In 1943, two sailors from Portsmouth, Robert Martin and Edward Blunden, after having squandered their lodging funds on an evening of drunken ribaldry, broke into the then abandoned Berkeley Square home in search of a night’s rest. Discovering that the lower levels of the house were uncomfortably damp, the sailors migrated upwards, finally settling down in the now infamous room.

Blunden, presumably the more sober of the two, expressed the anxiety he felt upon entering the room, but these fears were promptly dismissed by his shipmate, who used his rifle to prop open a window to allow for a breeze. It wasn’t long before the two men were huddled on the floor, fast asleep.

Sometime after midnight Blunden awoke to see the door to the room creaking open. Little by little a sliver of dim, grayish light crept across the wooden floor. Too terrified to move, Blunden managed to wake his accomplice. The two men sat up as they heard a strange, moist, scraping sound slowly approach them. Later, Martin claimed that it sounded as if something were dragging itself across the floor.

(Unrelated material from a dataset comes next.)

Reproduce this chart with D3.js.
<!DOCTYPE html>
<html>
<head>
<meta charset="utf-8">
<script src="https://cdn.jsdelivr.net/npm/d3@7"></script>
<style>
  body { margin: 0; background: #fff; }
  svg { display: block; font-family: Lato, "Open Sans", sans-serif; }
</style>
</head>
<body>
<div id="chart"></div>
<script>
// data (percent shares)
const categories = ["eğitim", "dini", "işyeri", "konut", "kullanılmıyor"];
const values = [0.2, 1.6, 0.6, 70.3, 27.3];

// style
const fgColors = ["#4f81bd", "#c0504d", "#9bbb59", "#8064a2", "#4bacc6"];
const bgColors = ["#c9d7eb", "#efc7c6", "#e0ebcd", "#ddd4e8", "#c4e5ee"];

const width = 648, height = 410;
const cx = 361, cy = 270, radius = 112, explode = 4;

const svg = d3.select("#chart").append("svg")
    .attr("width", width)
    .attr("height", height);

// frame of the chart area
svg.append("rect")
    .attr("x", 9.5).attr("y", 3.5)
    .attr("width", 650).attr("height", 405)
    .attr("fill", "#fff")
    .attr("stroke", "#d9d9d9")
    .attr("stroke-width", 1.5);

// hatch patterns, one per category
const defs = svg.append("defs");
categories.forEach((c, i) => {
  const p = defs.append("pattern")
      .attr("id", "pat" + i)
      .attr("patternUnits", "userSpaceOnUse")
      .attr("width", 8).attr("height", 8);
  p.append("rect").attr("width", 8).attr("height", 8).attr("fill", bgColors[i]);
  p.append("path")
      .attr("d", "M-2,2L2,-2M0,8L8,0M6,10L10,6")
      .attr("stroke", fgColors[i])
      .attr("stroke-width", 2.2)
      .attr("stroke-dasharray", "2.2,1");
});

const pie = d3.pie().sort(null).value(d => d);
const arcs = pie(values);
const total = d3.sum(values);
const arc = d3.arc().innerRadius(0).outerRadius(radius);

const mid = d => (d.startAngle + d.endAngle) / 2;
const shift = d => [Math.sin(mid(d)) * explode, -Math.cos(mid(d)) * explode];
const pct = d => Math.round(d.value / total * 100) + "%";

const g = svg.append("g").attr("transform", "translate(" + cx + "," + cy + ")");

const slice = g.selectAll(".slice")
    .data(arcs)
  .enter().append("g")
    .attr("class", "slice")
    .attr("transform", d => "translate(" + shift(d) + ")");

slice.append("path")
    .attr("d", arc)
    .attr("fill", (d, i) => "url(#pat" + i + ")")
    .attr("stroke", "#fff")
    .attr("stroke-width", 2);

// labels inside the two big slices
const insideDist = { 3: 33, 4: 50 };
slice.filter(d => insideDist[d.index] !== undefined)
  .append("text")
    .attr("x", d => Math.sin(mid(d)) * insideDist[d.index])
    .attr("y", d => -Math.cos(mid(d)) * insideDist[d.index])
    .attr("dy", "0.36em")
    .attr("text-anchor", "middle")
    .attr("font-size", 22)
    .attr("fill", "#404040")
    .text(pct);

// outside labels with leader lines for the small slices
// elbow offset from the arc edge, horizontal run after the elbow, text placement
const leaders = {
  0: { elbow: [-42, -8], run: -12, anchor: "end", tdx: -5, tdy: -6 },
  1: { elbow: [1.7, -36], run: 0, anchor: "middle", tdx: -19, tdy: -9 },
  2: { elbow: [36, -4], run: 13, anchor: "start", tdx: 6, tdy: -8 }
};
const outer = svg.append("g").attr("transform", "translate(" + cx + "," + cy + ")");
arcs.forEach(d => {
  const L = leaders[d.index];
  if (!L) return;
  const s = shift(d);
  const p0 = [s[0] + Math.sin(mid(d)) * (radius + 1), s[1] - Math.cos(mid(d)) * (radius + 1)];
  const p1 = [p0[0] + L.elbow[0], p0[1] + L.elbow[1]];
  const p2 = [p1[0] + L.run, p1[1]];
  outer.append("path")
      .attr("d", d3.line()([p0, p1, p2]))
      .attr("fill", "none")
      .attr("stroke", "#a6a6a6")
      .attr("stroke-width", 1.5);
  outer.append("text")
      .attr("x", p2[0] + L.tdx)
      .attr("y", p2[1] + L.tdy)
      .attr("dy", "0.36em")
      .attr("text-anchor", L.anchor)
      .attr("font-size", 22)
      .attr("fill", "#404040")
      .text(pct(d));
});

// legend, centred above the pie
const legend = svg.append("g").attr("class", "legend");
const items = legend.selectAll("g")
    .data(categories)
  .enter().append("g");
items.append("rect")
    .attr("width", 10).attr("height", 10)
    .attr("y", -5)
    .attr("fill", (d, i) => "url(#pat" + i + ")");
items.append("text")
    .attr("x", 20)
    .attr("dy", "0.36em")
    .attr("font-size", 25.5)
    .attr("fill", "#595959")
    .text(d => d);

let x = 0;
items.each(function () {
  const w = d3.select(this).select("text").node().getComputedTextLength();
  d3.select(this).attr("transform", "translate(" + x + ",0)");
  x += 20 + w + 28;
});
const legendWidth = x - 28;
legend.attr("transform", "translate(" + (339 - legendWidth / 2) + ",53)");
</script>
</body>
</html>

Suddenly, the terrified men leapt to their feet and came face to face with the abhorrent visage of what could only describe as a hideous monstrosity. The creature undulated between the sailors and what was their only hope for escape; the open door. Then, just as the trembling Blunden began to reach toward the rifle – which was still wedged in the window frame – the creature suddenly lunged forward, wrapping itself around the young sailor’s throat.

Seizing the opportunity, the panic stricken Martin ran from the house, screaming for help. Soon enough he stumbled upon a patrolling police officer. Although skeptical of the young sailor’s frenzied tale (and no doubt attributing it to the almost overwhelming stench of alcohol which permeated his uniform) the officer dutifully followed Martin back to Berkeley Square.

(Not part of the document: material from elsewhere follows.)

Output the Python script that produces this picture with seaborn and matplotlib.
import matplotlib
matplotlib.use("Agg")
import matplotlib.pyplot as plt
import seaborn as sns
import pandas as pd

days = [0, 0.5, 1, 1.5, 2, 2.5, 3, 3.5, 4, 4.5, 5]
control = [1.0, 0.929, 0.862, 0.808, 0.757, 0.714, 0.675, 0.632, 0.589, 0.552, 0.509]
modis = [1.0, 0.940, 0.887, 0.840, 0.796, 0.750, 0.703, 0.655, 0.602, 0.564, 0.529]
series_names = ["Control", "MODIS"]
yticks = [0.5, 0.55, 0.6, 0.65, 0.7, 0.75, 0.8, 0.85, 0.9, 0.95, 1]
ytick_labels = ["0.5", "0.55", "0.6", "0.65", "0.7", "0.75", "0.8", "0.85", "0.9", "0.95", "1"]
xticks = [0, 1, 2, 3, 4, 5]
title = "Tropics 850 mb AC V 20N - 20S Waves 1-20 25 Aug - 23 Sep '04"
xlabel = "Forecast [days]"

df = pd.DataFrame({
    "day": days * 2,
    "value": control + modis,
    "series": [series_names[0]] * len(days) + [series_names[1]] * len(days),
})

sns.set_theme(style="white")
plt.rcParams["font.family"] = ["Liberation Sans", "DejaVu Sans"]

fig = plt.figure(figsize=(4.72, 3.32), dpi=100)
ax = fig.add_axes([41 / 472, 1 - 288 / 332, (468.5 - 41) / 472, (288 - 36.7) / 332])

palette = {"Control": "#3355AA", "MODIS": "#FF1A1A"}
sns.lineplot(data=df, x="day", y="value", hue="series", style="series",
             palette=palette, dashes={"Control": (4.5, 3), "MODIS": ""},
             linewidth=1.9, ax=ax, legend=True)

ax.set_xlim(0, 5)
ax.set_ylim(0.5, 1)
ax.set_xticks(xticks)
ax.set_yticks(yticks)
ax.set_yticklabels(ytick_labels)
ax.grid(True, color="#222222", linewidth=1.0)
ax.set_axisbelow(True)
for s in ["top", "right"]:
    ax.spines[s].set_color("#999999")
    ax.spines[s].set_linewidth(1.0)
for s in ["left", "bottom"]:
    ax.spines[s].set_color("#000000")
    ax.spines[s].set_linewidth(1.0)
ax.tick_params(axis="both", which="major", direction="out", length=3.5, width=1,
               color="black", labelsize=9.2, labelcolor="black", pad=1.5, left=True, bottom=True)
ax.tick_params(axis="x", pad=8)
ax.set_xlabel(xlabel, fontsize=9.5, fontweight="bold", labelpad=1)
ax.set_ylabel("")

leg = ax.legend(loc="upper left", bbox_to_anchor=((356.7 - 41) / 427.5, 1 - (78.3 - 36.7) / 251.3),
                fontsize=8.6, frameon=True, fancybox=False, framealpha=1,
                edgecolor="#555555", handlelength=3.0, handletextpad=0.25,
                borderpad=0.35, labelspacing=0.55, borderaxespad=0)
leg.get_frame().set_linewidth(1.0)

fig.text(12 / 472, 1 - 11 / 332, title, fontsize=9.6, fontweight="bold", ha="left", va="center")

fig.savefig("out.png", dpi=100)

Martin and the officer ran up the stairs, but found no sign of Blunden in the 4th floor room. Martin reclaimed his rifle as the two men continued to search the house. Their efforts seemed to prove fruitless however, until the men entered the basement and were greeted to an image which would scar them for the remainder of their lives.

Lying at the base of the stairs in Berkeley Square’s moist, rock walled cellar was Blunden’s dismembered corpse. His body lay in a mangled heap, with his head wrenched viciously to the side. The officer reported that the young man’s eyes were wide with unimaginable horror, and his face frozen in a grimace of twisted terror.

That’s a hell of a story. Is there any truth to it? Certainly not in this form. While there is a long tradition of ghost stories at 50 Berkeley Square, where this story is supposed to have taken place, it wasn’t abandoned in 1943. It was a booksellers. This is also a very odd ghost story, in that the ghost is described in almost science fiction terms. It could be alien or a mutant that the sailors saw.

There is a parallel tradition of this story where it’s set farther back in time and with a more conventional ghost. For example, there’s this version, which is set in 1887 and ends with the sailor being found dead outside the house, impaled on a fence because of ghost-caused defenestration.  Here’s another version, set in 1843, with a conventional ghost but the non-mangled body being found in the cellar. It seems unlikely any of these could be true stories because they include many elements that should have left copious evidence in the public record (the names of the sailors, where they were from, the involvement of a police officer, and of course a dead body to be explained), yet no newspaper I could find reported on any of this. I assume the Berkeley Square story has its origin as some piece of fiction that accidentally leaked into the “real” annals of the paranormal, but I have no idea when or how that happened.